Sunday, April 17, 2011

The Sichuan Restaurant

I am in Bangalore for an agile training for a client. I'm staying near our office in Koramangala so I went to this chinese restaurant called "Sichuan" near Raheja Residency for dinner. First of all let me say that its a really good restaurant. If I had to nitpick, it was a bit warm in there but that's about it. Food, ambience, service, rates, everything is very nice.

I had a soup and a main course that was delicious. Even the fresh lime soda was nice. So I am absolutely positive that they can serve excellent desserts as well.

But... there's a Natural's ice cream store just next door!! (Natural's is a very well established brand in India). I overheard the waiter ask at least 4 customers if they'd like to have dessert and they all very frankly told the waiter that they would have it next door. No offense meant and none taken either!

The Sichuan restaurant clearly has two choices.
  1. Make better dessert than the Naturals chain
  2. Strike a deal with naturals so that they either serve natural's ice cream at the restaurant / give some kind of discount on naturals ice cream if you've dined at Sichuan
What would you do as the owner of the Sichuan restaurant?

Saturday, April 16, 2011

The Project Owner

I recently paired on an Agile Fundamentals training for an organization. Its a two day course in agile philosophy, principles and basic practices offered by ThoughtWorks Studios. Its more of an awareness programme than training that you can put to use in your daily life. This makes sense as any two-day training that promises "take-away"s that can directly be applied to your situation is probably bogus.

Although the training itself is pretty much "canned" in terms of material, the discussions that happen over those two days are very important. In discussing various aspects with people from this organisation, I saw another instance of an engagement setup anti-pattern.
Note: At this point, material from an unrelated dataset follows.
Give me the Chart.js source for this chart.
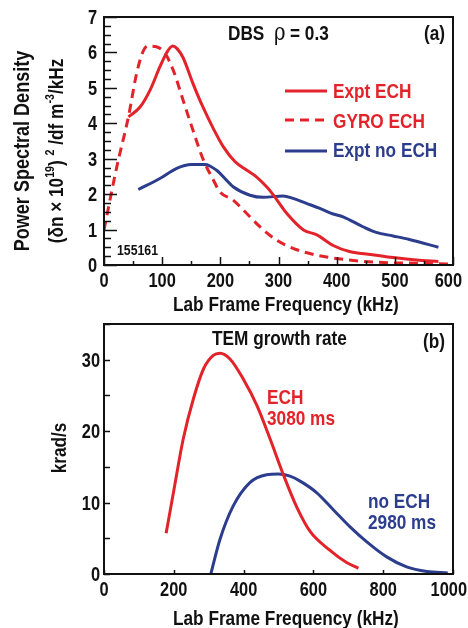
<!DOCTYPE html>
<html>
<head>
<meta charset="utf-8">
<script src="https://cdn.jsdelivr.net/npm/chart.js@4.4.1/dist/chart.umd.min.js"></script>
<style>
  html, body { margin: 0; padding: 0; background: #fff; }
  #wrap { position: relative; width: 468px; height: 628px; }
  canvas { position: absolute; left: 0; }
  #top { top: 0; }
  #bot { top: 318px; }
</style>
</head>
<body>
<div id="wrap">
  <canvas id="top" width="468" height="318"></canvas>
  <canvas id="bot" width="468" height="310"></canvas>
</div>
<script>
// panel (a): power spectral density, DBS rho = 0.3
const exptEchFreq = [42, 62, 79, 96, 108, 118, 126, 136, 153, 170, 188, 205, 225, 245, 262, 280, 291, 314, 343, 366, 394, 422, 451, 497, 537, 575];
const exptEchPsd  = [4.18, 4.46, 4.93, 5.59, 6.0, 6.18, 6.1, 5.85, 5.12, 4.46, 3.85, 3.34, 2.92, 2.68, 2.49, 2.2, 1.98, 1.46, 0.99, 0.85, 0.55, 0.38, 0.31, 0.21, 0.14, 0.1];
const gyroEchFreq = [0, 22, 42, 56, 68, 76, 90, 105, 119, 136, 153, 171, 188, 199, 222, 245, 268, 297, 325, 365, 422, 480, 537, 589, 600];
const gyroEchPsd  = [0.99, 2.77, 4.18, 5.4, 6.06, 6.18, 6.16, 5.97, 5.5, 4.65, 3.8, 2.96, 2.4, 2.07, 1.83, 1.46, 1.08, 0.7, 0.47, 0.28, 0.14, 0.07, 0.05, 0.03, 0.06];
const noEchFreq   = [59, 96, 125, 150, 174, 193, 222, 251, 274, 308, 325, 348, 371, 394, 411, 445, 468, 497, 525, 575];
const noEchPsd    = [2.13, 2.44, 2.73, 2.84, 2.84, 2.68, 2.21, 1.97, 1.91, 1.95, 1.88, 1.74, 1.6, 1.44, 1.36, 1.08, 0.92, 0.82, 0.72, 0.5];

// panel (b): TEM growth rate
const echGrowthFreq   = [178, 199, 227, 256, 285, 313, 332, 361, 399, 438, 476, 514, 552, 590, 645, 695, 729];
const echGrowth       = [5.7, 11.4, 18.9, 24.5, 28.7, 30.6, 30.9, 30.1, 27.3, 23.6, 18.9, 13.9, 9.4, 6.0, 3.4, 1.6, 0.8];
const noEchGrowthFreq = [306, 332, 370, 418, 466, 499, 533, 562, 609, 657, 705, 753, 810, 867, 925, 985];
const noEchGrowth     = [0, 4.8, 9.5, 12.8, 13.9, 14.0, 13.7, 13.0, 11.4, 9.0, 6.6, 4.5, 2.4, 1.0, 0.35, 0.15];

const RED = '#e2232a';
const BLUE = '#2c3d8e';
const INK = '#111';
const FONT = "'Liberation Sans', Arial, sans-serif";
const SX = 0.82; // horizontal squeeze, the figure uses a narrow bold face

function toXY(xs, ys) {
    return xs.map((x, i) => ({ x: x, y: ys[i] }));
}

function partFont(p, size, weight) {
    const s = p.sup ? Math.round(size * 0.62) : size;
    return `${p.weight || weight || 'bold'} ${s}px ${p.family || FONT}`;
}

// draws a (narrow) text with optional superscript parts, optionally rotated
function drawText(ctx, t) {
    const parts = t.parts || [{ t: t.text }];
    ctx.save();
    ctx.translate(t.x, t.y);
    if (t.rotate) ctx.rotate(-Math.PI / 2);
    ctx.scale(SX, 1);
    ctx.textBaseline = 'alphabetic';
    ctx.textAlign = 'left';
    let w = 0;
    parts.forEach(p => { ctx.font = partFont(p, t.size, t.weight); w += ctx.measureText(p.t).width; });
    let cx = 0;
    if (t.align === 'center') cx = -w / 2;
    if (t.align === 'right') cx = -w;
    parts.forEach(p => {
        ctx.font = partFont(p, t.size, t.weight);
        ctx.fillStyle = t.color || INK;
        ctx.fillText(p.t, cx, p.sup ? -t.size * 0.42 : 0);
        cx += ctx.measureText(p.t).width;
    });
    ctx.restore();
    return w * SX;
}

function textWidth(ctx, text, size) {
    ctx.save();
    ctx.font = `bold ${size}px ${FONT}`;
    const w = ctx.measureText(text).width * SX;
    ctx.restore();
    return w;
}

function isMultiple(v, step) {
    return Math.abs(v / step - Math.round(v / step)) < 1e-6;
}

// frame, inward tick marks, tick labels, free texts and the inline legend
const panelDecor = {
    id: 'panelDecor',
    afterDraw(chart, args, opts) {
        const ctx = chart.ctx;
        const a = chart.chartArea;
        const xs = chart.scales.x, ys = chart.scales.y;
        ctx.save();
        ctx.strokeStyle = INK;
        ctx.lineWidth = 1.5;
        ctx.beginPath();
        for (let v = ys.min; v <= ys.max + 1e-9; v += opts.yMinor) {
            const py = Math.round(ys.getPixelForValue(v)) + 0.5;
            const len = isMultiple(v, opts.yMajor) ? opts.yMajorLen : opts.yMinorLen;
            ctx.moveTo(a.left, py);
            ctx.lineTo(a.left + len, py);
        }
        for (let v = xs.min; v <= xs.max + 1e-9; v += opts.xMinor) {
            const px = Math.round(xs.getPixelForValue(v)) + 0.5;
            const len = isMultiple(v, opts.xMajor) ? opts.xMajorLen : opts.xMinorLen;
            ctx.moveTo(px, a.bottom);
            ctx.lineTo(px, a.bottom - len);
        }
        ctx.stroke();
        ctx.lineWidth = 2;
        ctx.strokeRect(a.left, a.top, a.right - a.left, a.bottom - a.top);

        // tick labels from the scales' own ticks
        ys.ticks.forEach(t => {
            drawText(ctx, { x: a.left - opts.yPad, y: ys.getPixelForValue(t.value) + 7, text: String(t.value), size: 20, align: 'right' });
        });
        xs.ticks.forEach(t => {
            const label = String(t.value);
            const w = textWidth(ctx, label, 20);
            let cx = xs.getPixelForValue(t.value);
            if (cx + w / 2 > opts.xLabelMax) cx = opts.xLabelMax - w / 2;
            drawText(ctx, { x: cx, y: a.bottom + 21.5, text: label, size: 20, align: 'center' });
        });

        (opts.texts || []).forEach(t => drawText(ctx, t));

        (opts.legend || []).forEach(item => {
            const ds = chart.data.datasets[item.ds];
            ctx.save();
            ctx.strokeStyle = ds.borderColor;
            ctx.lineWidth = ds.borderWidth;
            ctx.setLineDash(ds.borderDash || []);
            ctx.beginPath();
            ctx.moveTo(item.x1, item.y);
            ctx.lineTo(item.x2, item.y);
            ctx.stroke();
            ctx.restore();
            drawText(ctx, { x: item.tx, y: item.ty, text: ds.label, size: 21, color: ds.borderColor });
        });
        ctx.restore();
    }
};

function makeChart(id, datasets, cfg) {
    return new Chart(document.getElementById(id), {
        type: 'line',
        data: { datasets: datasets },
        options: {
            responsive: false,
            animation: false,
            devicePixelRatio: 1,
            layout: { padding: { left: 0, right: 15, top: cfg.top, bottom: 0 } },
            elements: {
                point: { radius: 0 },
                line: { cubicInterpolationMode: 'monotone', fill: false }
            },
            plugins: {
                legend: { display: false },
                tooltip: { enabled: false },
                panelDecor: cfg.decor
            },
            scales: {
                x: {
                    type: 'linear', min: 0, max: cfg.xMax,
                    grid: { display: false }, border: { display: false },
                    ticks: { stepSize: cfg.xStep, display: false, autoSkip: false },
                    afterFit: s => { s.height = cfg.xHeight; s.paddingLeft = 0; s.paddingRight = 0; }
                },
                y: {
                    type: 'linear', min: 0, max: cfg.yMax,
                    grid: { display: false }, border: { display: false },
                    ticks: { stepSize: cfg.yStep, display: false, autoSkip: false },
                    afterBuildTicks: s => { s.ticks = s.ticks.filter(t => isMultiple(t.value, cfg.yStep)); },
                    afterFit: s => { s.width = 104; s.paddingTop = 0; s.paddingBottom = 0; }
                }
            }
        },
        plugins: [panelDecor]
    });
}

// Panel (a)
makeChart('top', [
    { label: 'Expt ECH', data: toXY(exptEchFreq, exptEchPsd), borderColor: RED, borderWidth: 3 },
    { label: 'GYRO ECH', data: toXY(gyroEchFreq, gyroEchPsd), borderColor: RED, borderWidth: 3, borderDash: [9, 6] },
    { label: 'Expt no ECH', data: toXY(noEchFreq, noEchPsd), borderColor: BLUE, borderWidth: 3 }
], {
    top: 17, xMax: 600, xStep: 100, yMax: 7, yStep: 1, xHeight: 53,
    decor: {
        yPad: 7, xLabelMax: 462,
        yMajor: 1, yMinor: 0.25, yMajorLen: 13, yMinorLen: 7,
        xMajor: 100, xMinor: 50, xMajorLen: 8, xMinorLen: 4,
        texts: [
            { x: 228, y: 40, text: 'DBS', size: 21 },
            { x: 274, y: 40, parts: [{ t: 'ρ', family: "'DejaVu Serif', serif", weight: 'normal' }], size: 24 },
            { x: 290, y: 40, text: '= 0.3', size: 21 },
            { x: 424, y: 40, text: '(a)', size: 21 },
            { x: 117, y: 255, text: '155161', size: 15 },
            { x: 173, y: 311, text: 'Lab Frame Frequency (kHz)', size: 21 },
            { x: 29, y: 151, rotate: true, align: 'center', text: 'Power Spectral Density', size: 22 },
            { x: 63, y: 151, rotate: true, align: 'center', size: 21, parts: [
                { t: '(δn × 10' }, { t: '19', sup: true }, { t: ') ' }, { t: '2', sup: true },
                { t: ' /df m' }, { t: '-3', sup: true }, { t: '/kHz' }
            ] }
        ],
        legend: [
            { ds: 0, x1: 285, x2: 327, y: 91, tx: 333, ty: 98 },
            { ds: 1, x1: 285, x2: 327, y: 120, tx: 333, ty: 128 },
            { ds: 2, x1: 285, x2: 327, y: 151, tx: 333, ty: 157 }
        ]
    }
});

// Panel (b)
makeChart('bot', [
    { label: 'ECH 3080 ms', data: toXY(echGrowthFreq, echGrowth), borderColor: RED, borderWidth: 3 },
    { label: 'no ECH 2980 ms', data: toXY(noEchGrowthFreq, noEchGrowth), borderColor: BLUE, borderWidth: 3 }
], {
    top: 6, xMax: 1000, xStep: 200, yMax: 35, yStep: 10, xHeight: 54,
    decor: {
        yPad: 4, xLabelMax: 467,
        yMajor: 5, yMinor: 5, yMajorLen: 6, yMinorLen: 6,
        xMajor: 200, xMinor: 200, xMajorLen: 4, xMinorLen: 4,
        texts: [
            { x: 212, y: 27, text: 'TEM growth rate', size: 21 },
            { x: 423, y: 30, text: '(b)', size: 21 },
            { x: 267, y: 86, text: 'ECH', size: 21, color: RED },
            { x: 267, y: 107, text: '3080 ms', size: 21, color: RED },
            { x: 368, y: 190, text: 'no ECH', size: 21, color: BLUE },
            { x: 368, y: 211, text: '2980 ms', size: 21, color: BLUE },
            { x: 173, y: 307, text: 'Lab Frame Frequency (kHz)', size: 21 },
            { x: 66, y: 130, rotate: true, align: 'center', text: 'krad/s', size: 21 }
        ]
    }
});
</script>
</body>
</html>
There were multiple stakeholders in the client organization (there always are) and the IT team was dealing with all of them. There were a lot of conflicting priorities, priorities changed while development was going on, people who made decisions went away and new people made opposite decisions due to lack of context, etc. Here's where I think the problems is but first lets talk about the product owner role for a bit and then we can discuss how this ought to work in a services context.

The Product Owner

In my view a product owner role is defined by two simple characteristics:

  1. She has absolute authority over what features go into the product.

  2. She is absolutely responsible if the product doesn't work.

To satisfy these conditions, the product owner will show several behaviors.

  • Has a clear vision of what the product should be

  • Knows exactly what the product is currently capable of doing

  • Knows the target market (user segment) and the trends in that market

  • Takes inputs from the organization, the development team, the marketing guys, the market itself and base

  • Based on such inputs, is able to prioritize between planned features, bugs and new ideas

For a product, this role is absolutely necessary. And companies usually don't go wrong there. But when companies set themselves up for running a project, they usually miss this role. It leads to a lot of heartache for everyone and needs to be taken seriously while setting up the project governance.

The "Project" Owner (for lack of a better name)

Let me try to explain what this role should do in a project context. I will also add some context around each point and why I think its important.

1) The Project Owner should ideally be from the client organization

  • Since the product owner is supposed to be the absolute authority on what features are developed, he should be part of the client organization.

  • If the product is not external facing, it is probably going to be used by employees of the organization. An internal person will be able to understand their needs better

2) The Project Owner should be fully involved in the development process

  • To understand the current capabilities and gaps in the product, the product owner should be fully involved in the development.

  • She should attend all the showcases, test the application and give feedback to the development team

  • She should be involved in story discussions so that she can give inputs about the best way to achieve a piece of functionality based on her knowledge of the user base

3) The Project Owner should have complete authority and responsibility

  • She should be the Business Sponsor herself (possible in small startup like companies) OR be someone who is completely trusted by the business sponsor.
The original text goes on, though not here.